Force three: the disclosure gap is becoming a story
A consumer who fills out a "free case review" form on a mass tort campaign page often does not know who the form belongs to (a law firm, a marketing company, a lead aggregator), whether their information will be sold to one firm or several, who will actually contact them, whether an attorney-client relationship has formed, or what jurisdiction's rules govern the relationship that does or doesn't exist. Some of this is disclosed in fine print. Most consumers don't read it.
Plaintiff-side attorneys looking at the next wave of class actions are noticing. TCPA is the obvious entry point, but state consumer protection statutes, deceptive trade practices acts, and unauthorized practice theories are also on the table. The same plaintiff bar that built mass tort practice on consumer harms can recognize a consumer harm in their own intake pipeline.
What this means for plaintiff firms running mass tort intake
The firms that will look smart in three years are doing four things now.
Treating intake disclosure as a marketing asset, not a compliance burden. A clean, plain-English explanation of who we are, who will contact you, and what happens with your information reads as professional to consumers who care about that. The consumers who don't care still convert. The ones who walk away are not the clients you wanted.
Building consent revocation infrastructure that propagates across all parties who received the lead — not just within the firm. If the firm uses a third-party intake center, a co-counsel network, or an aggregator, revocation has to flow upstream and laterally within the 10 business days, not just downstream into the firm's own CRM. Most networks aren't built for this. The ones that retrofit will pay for the retrofit.
Getting the paper trail right on lead acquisition. Service-based marketing relationships where the firm pays for media, creative, and qualified intake — and retains professional judgment — survive bar scrutiny. Pay-per-signed-case arrangements with non-lawyers do not. Contract language matters. Invoice language matters more.
Distinguishing from competitors who haven't done any of this. As regulatory pressure rises, the gap between firms that built durable intake and firms that bought cheap leads becomes legible to consumers, courts, and disciplinary authorities. That gap is a marketing position. It's also a cost-of-capital position, because firms that survive a TCPA class action without paying multi-million-dollar settlements compound faster than the firms that don't.
The takeaway
The lead generation industry won the FCC fight.

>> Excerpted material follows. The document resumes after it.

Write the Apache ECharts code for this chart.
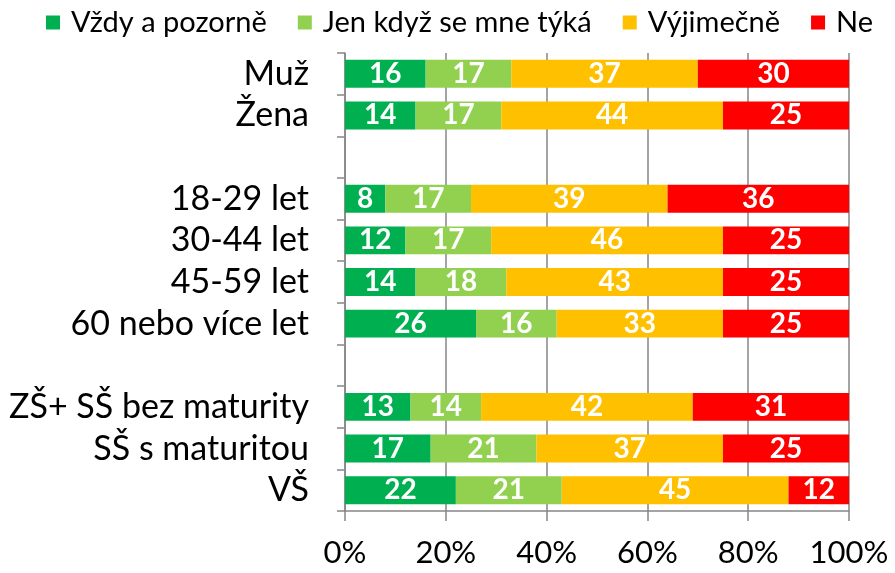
<!DOCTYPE html>
<html><head><meta charset="utf-8">
<script src="https://cdn.jsdelivr.net/npm/echarts@6/dist/echarts.min.js"></script>
<style>html,body{margin:0;padding:0;background:#fff}#c{width:895px;height:573px}</style>
</head><body><div id="c"></div>
<script>
const categories = ['Muž','Žena','','18-29 let','30-44 let','45-59 let','60 nebo více let','','ZŠ+ SŠ bez maturity','SŠ s maturitou','VŠ'];
const seriesNames = ['Vždy a pozorně','Jen když se mne týká','Výjimečně','Ne'];
const vzdy = [16,14,null,8,12,14,26,null,13,17,22];
const jen = [17,17,null,17,17,18,16,null,14,21,21];
const vyjimecne = [37,44,null,39,46,43,33,null,42,37,45];
const ne = [30,25,null,36,25,25,25,null,31,25,12];
const xTicks = [0,20,40,60,80,100];
const colors = ['#00B050','#92D050','#FFC000','#FF0000'];
const FONT = 'Lato';
const values = [vzdy, jen, vyjimecne, ne];
const chart = echarts.init(document.getElementById('c'));
chart.setOption({
  animation:false,
  textStyle:{fontFamily:FONT},
  legend:{top:8,left:46,padding:0,width:849,itemWidth:14,itemHeight:14,itemGap:31,
    textStyle:{fontSize:29,color:'#000',fontFamily:FONT,padding:[0,0,0,6]},
    data:seriesNames.map((n,i)=>({name:n,icon:'rect'}))},
  grid:{left:345,right:46,top:53,bottom:62,containLabel:false},
  xAxis:{type:'value',min:xTicks[0],max:xTicks[xTicks.length-1],interval:20,
    axisLine:{show:true,lineStyle:{color:'#868686',width:1.5}},
    axisTick:{show:true,length:10,lineStyle:{color:'#868686',width:1.5}},
    splitLine:{show:true,lineStyle:{color:'#868686',width:1.5}},
    axisLabel:{formatter:'{value}%',fontSize:31,color:'#000',margin:26,fontFamily:FONT}},
  yAxis:{type:'category',inverse:true,data:categories,
    axisLine:{show:true,lineStyle:{color:'#868686',width:1.5}},
    axisTick:{show:true,length:8,lineStyle:{color:'#868686',width:1.5}},
    axisLabel:{interval:0,fontSize:34,color:'#000',margin:36,fontFamily:FONT}},
  series:values.map((v,i)=>({
    name:seriesNames[i],type:'bar',stack:'s',data:v,barCategoryGap:'33%',
    itemStyle:{color:colors[i]},
    label:{show:true,position:'inside',color:'#fff',fontWeight:'bold',fontSize:28,fontFamily:FONT}
  }))
});
</script></body></html>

It did not win the regulatory environment. The action moved — to plaintiff-side TCPA litigation, to state bar enforcement catching up to digital practice, and to the disclosure questions mass tort firms have been able to defer for a decade.
Mass tort firms that adapt now will keep growing. Mass tort firms that read Insurance Marketing Coalition as permission to keep operating the way they did in 2023 are building a balance sheet of contingent TCPA liability and bar exposure they don't yet see.
The bill on that balance sheet comes due in 2027.